-- Information shown start --
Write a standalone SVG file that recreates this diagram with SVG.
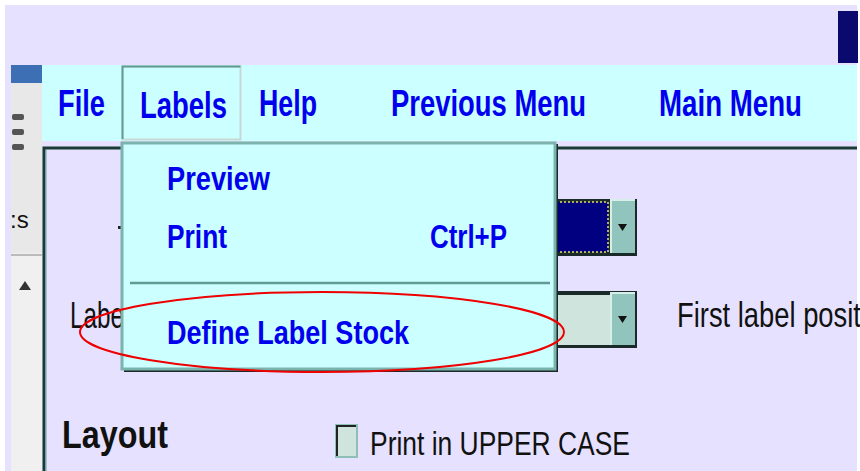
<svg xmlns="http://www.w3.org/2000/svg" width="860" height="471" viewBox="0 0 860 471">
<defs>
<style>
.menu{font-family:"Liberation Sans",Arial,sans-serif;font-weight:bold;fill:#0000EE;}
.lbl{font-family:"Liberation Sans",Arial,sans-serif;fill:#111;}
</style>
</defs>
<rect x="0" y="0" width="860" height="471" fill="#FFFFFF"/>
<rect x="5" y="5" width="852" height="466" fill="#E6E1FE"/>
<g id="top-right-block"><rect x="838" y="11" width="20" height="52" fill="#0A0A6E"/></g>
<g id="left-strip">
<rect x="11" y="65" width="31" height="406" fill="#F0F0F0"/>
<rect x="11" y="65" width="31" height="18" fill="#3C6FB4"/>
<rect x="11" y="83" width="31" height="170" fill="#E8E8E8"/>
<rect x="12" y="114" width="12" height="6" rx="2" fill="#555"/>
<rect x="12" y="129" width="12" height="6" rx="2" fill="#555"/>
<rect x="12" y="144" width="12" height="6" rx="2" fill="#555"/>
<text x="10" y="228" class="lbl" font-size="24" fill="#333">:s</text>
<line x1="11" y1="255" x2="42" y2="255" stroke="#BBB" stroke-width="2"/>
<path d="M19 290 L25 281 L31 290 Z" fill="#333"/>
</g>
<g id="menubar">
<rect x="42" y="65" width="815" height="76" fill="#CCFFFF"/>
<rect x="122.5" y="66.5" width="118" height="73" fill="#CCFFFF" stroke="#C8D8D4" stroke-width="2"/>
<path d="M122.5 139 V66.5 H240.5" fill="none" stroke="#5E9C94" stroke-width="2"/>
<text x="58" y="116" class="menu" font-size="36" textLength="47" lengthAdjust="spacingAndGlyphs">File</text>
<text x="140" y="118" class="menu" font-size="36" textLength="87" lengthAdjust="spacingAndGlyphs">Labels</text>
<text x="259" y="116" class="menu" font-size="36" textLength="58" lengthAdjust="spacingAndGlyphs">Help</text>
<text x="391" y="116" class="menu" font-size="36" textLength="195" lengthAdjust="spacingAndGlyphs">Previous Menu</text>
<text x="659" y="116" class="menu" font-size="36" textLength="143" lengthAdjust="spacingAndGlyphs">Main Menu</text>
</g>
<g id="panel">
<path d="M44 471 V148 H857" fill="none" stroke="#1A3A36" stroke-width="3"/>
<line x1="46" y1="150" x2="46" y2="471" stroke="#6FA8A0" stroke-width="1"/>
<rect x="118" y="226" width="4" height="3" fill="#222"/>
<text x="70" y="328" class="lbl" font-size="36" textLength="54" lengthAdjust="spacingAndGlyphs">Labe</text>
<text x="677" y="327" class="lbl" font-size="35" textLength="190" lengthAdjust="spacingAndGlyphs">First label positi</text>
<text x="62" y="448" class="lbl" font-size="38" font-weight="bold" textLength="106" lengthAdjust="spacingAndGlyphs" fill="#000">Layout</text>
<rect x="336" y="425" width="21" height="32" fill="#D0E4DE" stroke="#8FC0B8" stroke-width="2"/>
<path d="M337 456 V426 H356" fill="none" stroke="#222" stroke-width="2"/>
<text x="370" y="455" class="lbl" font-size="34" textLength="260" lengthAdjust="spacingAndGlyphs">Print in UPPER CASE</text>
</g>
<g id="dropdown-1">
<rect x="540" y="199" width="97" height="57" fill="#1A2A28"/>
<rect x="540" y="202" width="68" height="50" fill="#000080" stroke="#E8E070" stroke-width="1.5" stroke-dasharray="2 2"/>
<rect x="611" y="200" width="24" height="53" fill="#90C4BC"/>
<path d="M611 253 V200 H635" fill="none" stroke="#D8EEEA" stroke-width="2"/>
<path d="M618 224 H627 L622.5 231 Z" fill="#111"/>
</g>
<g id="dropdown-2">
<rect x="540" y="291" width="97" height="57" fill="#1A2A28"/>
<rect x="540" y="295" width="70" height="50" fill="#D0E4DE"/>
<rect x="611" y="293" width="24" height="52" fill="#90C4BC"/>
<path d="M611 345 V293 H635" fill="none" stroke="#D8EEEA" stroke-width="2"/>
<path d="M618 316 H627 L622.5 323 Z" fill="#111"/>
</g>
<g id="labels-menu">
<rect x="124" y="144" width="434" height="228" fill="#1A2A28"/>
<rect x="122" y="143" width="433" height="226" fill="#CCFFFF" stroke="#7AB4AC" stroke-width="3"/>
<line x1="130" y1="283" x2="550" y2="283" stroke="#5E9C94" stroke-width="2.5"/>
<text x="167" y="190" class="menu" font-size="33" textLength="103" lengthAdjust="spacingAndGlyphs">Preview</text>
<text x="167" y="248" class="menu" font-size="33" textLength="60" lengthAdjust="spacingAndGlyphs">Print</text>
<text x="430" y="248" class="menu" font-size="33" textLength="77" lengthAdjust="spacingAndGlyphs">Ctrl+P</text>
<text x="167" y="344" class="menu" font-size="33" textLength="242" lengthAdjust="spacingAndGlyphs">Define Label Stock</text>
</g>
<g id="highlight">
<ellipse cx="322" cy="332" rx="242" ry="40" fill="none" stroke="#EE0000" stroke-width="2"/>
</g>
</svg>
-- Information shown end --
Problem requirements: Each line of the data should be quoted exactly, with pictures left out.

Solved exercise:
Write a standalone SVG file that recreates this diagram with SVG.
<svg xmlns="http://www.w3.org/2000/svg" width="860" height="471" viewBox="0 0 860 471">
<defs>
<style>
.menu{font-family:"Liberation Sans",Arial,sans-serif;font-weight:bold;fill:#0000EE;}
.lbl{font-family:"Liberation Sans",Arial,sans-serif;fill:#111;}
</style>
</defs>
<rect x="0" y="0" width="860" height="471" fill="#FFFFFF"/>
<rect x="5" y="5" width="852" height="466" fill="#E6E1FE"/>
<g id="top-right-block"><rect x="838" y="11" width="20" height="52" fill="#0A0A6E"/></g>
<g id="left-strip">
<rect x="11" y="65" width="31" height="406" fill="#F0F0F0"/>
<rect x="11" y="65" width="31" height="18" fill="#3C6FB4"/>
<rect x="11" y="83" width="31" height="170" fill="#E8E8E8"/>
<rect x="12" y="114" width="12" height="6" rx="2" fill="#555"/>
<rect x="12" y="129" width="12" height="6" rx="2" fill="#555"/>
<rect x="12" y="144" width="12" height="6" rx="2" fill="#555"/>
<text x="10" y="228" class="lbl" font-size="24" fill="#333">:s</text>
<line x1="11" y1="255" x2="42" y2="255" stroke="#BBB" stroke-width="2"/>
<path d="M19 290 L25 281 L31 290 Z" fill="#333"/>
</g>
<g id="menubar">
<rect x="42" y="65" width="815" height="76" fill="#CCFFFF"/>
<rect x="122.5" y="66.5" width="118" height="73" fill="#CCFFFF" stroke="#C8D8D4" stroke-width="2"/>
<path d="M122.5 139 V66.5 H240.5" fill="none" stroke="#5E9C94" stroke-width="2"/>
<text x="58" y="116" class="menu" font-size="36" textLength="47" lengthAdjust="spacingAndGlyphs">File</text>
<text x="140" y="118" class="menu" font-size="36" textLength="87" lengthAdjust="spacingAndGlyphs">Labels</text>
<text x="259" y="116" class="menu" font-size="36" textLength="58" lengthAdjust="spacingAndGlyphs">Help</text>
<text x="391" y="116" class="menu" font-size="36" textLength="195" lengthAdjust="spacingAndGlyphs">Previous Menu</text>
<text x="659" y="116" class="menu" font-size="36" textLength="143" lengthAdjust="spacingAndGlyphs">Main Menu</text>
</g>
<g id="panel">
<path d="M44 471 V148 H857" fill="none" stroke="#1A3A36" stroke-width="3"/>
<line x1="46" y1="150" x2="46" y2="471" stroke="#6FA8A0" stroke-width="1"/>
<rect x="118" y="226" width="4" height="3" fill="#222"/>
<text x="70" y="328" class="lbl" font-size="36" textLength="54" lengthAdjust="spacingAndGlyphs">Labe</text>
<text x="677" y="327" class="lbl" font-size="35" textLength="190" lengthAdjust="spacingAndGlyphs">First label positi</text>
<text x="62" y="448" class="lbl" font-size="38" font-weight="bold" textLength="106" lengthAdjust="spacingAndGlyphs" fill="#000">Layout</text>
<rect x="336" y="425" width="21" height="32" fill="#D0E4DE" stroke="#8FC0B8" stroke-width="2"/>
<path d="M337 456 V426 H356" fill="none" stroke="#222" stroke-width="2"/>
<text x="370" y="455" class="lbl" font-size="34" textLength="260" lengthAdjust="spacingAndGlyphs">Print in UPPER CASE</text>
</g>
<g id="dropdown-1">
<rect x="540" y="199" width="97" height="57" fill="#1A2A28"/>
<rect x="540" y="202" width="68" height="50" fill="#000080" stroke="#E8E070" stroke-width="1.5" stroke-dasharray="2 2"/>
<rect x="611" y="200" width="24" height="53" fill="#90C4BC"/>
<path d="M611 253 V200 H635" fill="none" stroke="#D8EEEA" stroke-width="2"/>
<path d="M618 224 H627 L622.5 231 Z" fill="#111"/>
</g>
<g id="dropdown-2">
<rect x="540" y="291" width="97" height="57" fill="#1A2A28"/>
<rect x="540" y="295" width="70" height="50" fill="#D0E4DE"/>
<rect x="611" y="293" width="24" height="52" fill="#90C4BC"/>
<path d="M611 345 V293 H635" fill="none" stroke="#D8EEEA" stroke-width="2"/>
<path d="M618 316 H627 L622.5 323 Z" fill="#111"/>
</g>
<g id="labels-menu">
<rect x="124" y="144" width="434" height="228" fill="#1A2A28"/>
<rect x="122" y="143" width="433" height="226" fill="#CCFFFF" stroke="#7AB4AC" stroke-width="3"/>
<line x1="130" y1="283" x2="550" y2="283" stroke="#5E9C94" stroke-width="2.5"/>
<text x="167" y="190" class="menu" font-size="33" textLength="103" lengthAdjust="spacingAndGlyphs">Preview</text>
<text x="167" y="248" class="menu" font-size="33" textLength="60" lengthAdjust="spacingAndGlyphs">Print</text>
<text x="430" y="248" class="menu" font-size="33" textLength="77" lengthAdjust="spacingAndGlyphs">Ctrl+P</text>
<text x="167" y="344" class="menu" font-size="33" textLength="242" lengthAdjust="spacingAndGlyphs">Define Label Stock</text>
</g>
<g id="highlight">
<ellipse cx="322" cy="332" rx="242" ry="40" fill="none" stroke="#EE0000" stroke-width="2"/>
</g>
</svg>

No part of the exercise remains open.